▸ **What this task involves**
Reproduce each line of the material exactly, minus any picture.

▸ **Data section**
■ ■ ■ ■

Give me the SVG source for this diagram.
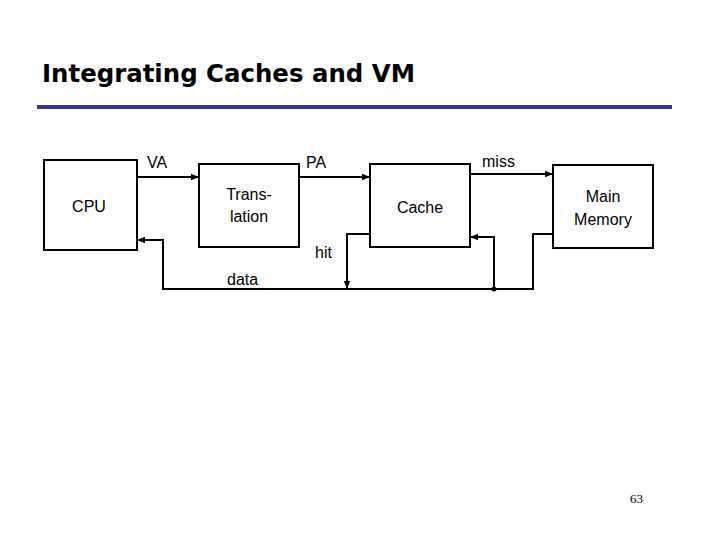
<svg xmlns="http://www.w3.org/2000/svg" width="720" height="540" viewBox="0 0 720 540">
<defs>
<marker id="ah" viewBox="0 0 10 10" refX="10" refY="5" markerWidth="8" markerHeight="8" markerUnits="userSpaceOnUse" orient="auto">
<path d="M0,1 L10,5 L0,9 Z" fill="#000"/>
</marker>
</defs>
<style>
.box{fill:#fff;stroke:#000;stroke-width:2}
.ln{fill:none;stroke:#000;stroke-width:2}
.lbl{font-family:"Liberation Sans",Arial,sans-serif;font-size:16px;fill:#000}
.c{text-anchor:middle}
</style>
<rect width="720" height="540" fill="#fff"/>
<text x="42" y="82" font-family="'DejaVu Sans',sans-serif" font-weight="bold" font-size="25" textLength="373" lengthAdjust="spacingAndGlyphs" fill="#000">Integrating Caches and VM</text>
<line x1="37" y1="107" x2="672" y2="107" stroke="#333399" stroke-width="4"/>
<g id="cpu"><rect class="box" x="44" y="160" width="93" height="90"/><text class="lbl c" x="89" y="212">CPU</text></g>
<g id="translation"><rect class="box" x="199" y="164" width="100" height="83"/><text class="lbl c" x="249" y="200">Trans-</text><text class="lbl c" x="249" y="222">lation</text></g>
<g id="cache"><rect class="box" x="370" y="164" width="100" height="83"/><text class="lbl c" x="420" y="213">Cache</text></g>
<g id="memory"><rect class="box" x="553" y="165" width="100" height="83"/><text class="lbl c" x="603" y="202">Main</text><text class="lbl c" x="603" y="225">Memory</text></g>
<g id="connectors">
<line class="ln" x1="137" y1="177" x2="199" y2="177" marker-end="url(#ah)"/>
<line class="ln" x1="299" y1="177" x2="370" y2="177" marker-end="url(#ah)"/>
<line class="ln" x1="470" y1="174" x2="553" y2="174" marker-end="url(#ah)"/>
<polyline class="ln" points="370,234 347,234 347,289" marker-end="url(#ah)"/>
<polyline class="ln" points="553,234 533,234 533,289 163,289 163,240 137,240" marker-end="url(#ah)"/>
<polyline class="ln" points="494,289 494,237 470,237" marker-end="url(#ah)"/>
<circle cx="494" cy="289" r="2.5" fill="#000"/>
<text class="lbl" x="147" y="168">VA</text>
<text class="lbl" x="306" y="168">PA</text>
<text class="lbl" x="482" y="167">miss</text>
<text class="lbl" x="315" y="258">hit</text>
<text class="lbl" x="227" y="285">data</text>
</g>
<text x="630" y="503" font-family="'Liberation Serif',serif" font-size="13" fill="#000">63</text>
</svg>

■ ■ ■ ■

▸ **Complete response**
Give me the SVG source for this diagram.
<svg xmlns="http://www.w3.org/2000/svg" width="720" height="540" viewBox="0 0 720 540">
<defs>
<marker id="ah" viewBox="0 0 10 10" refX="10" refY="5" markerWidth="8" markerHeight="8" markerUnits="userSpaceOnUse" orient="auto">
<path d="M0,1 L10,5 L0,9 Z" fill="#000"/>
</marker>
</defs>
<style>
.box{fill:#fff;stroke:#000;stroke-width:2}
.ln{fill:none;stroke:#000;stroke-width:2}
.lbl{font-family:"Liberation Sans",Arial,sans-serif;font-size:16px;fill:#000}
.c{text-anchor:middle}
</style>
<rect width="720" height="540" fill="#fff"/>
<text x="42" y="82" font-family="'DejaVu Sans',sans-serif" font-weight="bold" font-size="25" textLength="373" lengthAdjust="spacingAndGlyphs" fill="#000">Integrating Caches and VM</text>
<line x1="37" y1="107" x2="672" y2="107" stroke="#333399" stroke-width="4"/>
<g id="cpu"><rect class="box" x="44" y="160" width="93" height="90"/><text class="lbl c" x="89" y="212">CPU</text></g>
<g id="translation"><rect class="box" x="199" y="164" width="100" height="83"/><text class="lbl c" x="249" y="200">Trans-</text><text class="lbl c" x="249" y="222">lation</text></g>
<g id="cache"><rect class="box" x="370" y="164" width="100" height="83"/><text class="lbl c" x="420" y="213">Cache</text></g>
<g id="memory"><rect class="box" x="553" y="165" width="100" height="83"/><text class="lbl c" x="603" y="202">Main</text><text class="lbl c" x="603" y="225">Memory</text></g>
<g id="connectors">
<line class="ln" x1="137" y1="177" x2="199" y2="177" marker-end="url(#ah)"/>
<line class="ln" x1="299" y1="177" x2="370" y2="177" marker-end="url(#ah)"/>
<line class="ln" x1="470" y1="174" x2="553" y2="174" marker-end="url(#ah)"/>
<polyline class="ln" points="370,234 347,234 347,289" marker-end="url(#ah)"/>
<polyline class="ln" points="553,234 533,234 533,289 163,289 163,240 137,240" marker-end="url(#ah)"/>
<polyline class="ln" points="494,289 494,237 470,237" marker-end="url(#ah)"/>
<circle cx="494" cy="289" r="2.5" fill="#000"/>
<text class="lbl" x="147" y="168">VA</text>
<text class="lbl" x="306" y="168">PA</text>
<text class="lbl" x="482" y="167">miss</text>
<text class="lbl" x="315" y="258">hit</text>
<text class="lbl" x="227" y="285">data</text>
</g>
<text x="630" y="503" font-family="'Liberation Serif',serif" font-size="13" fill="#000">63</text>
</svg>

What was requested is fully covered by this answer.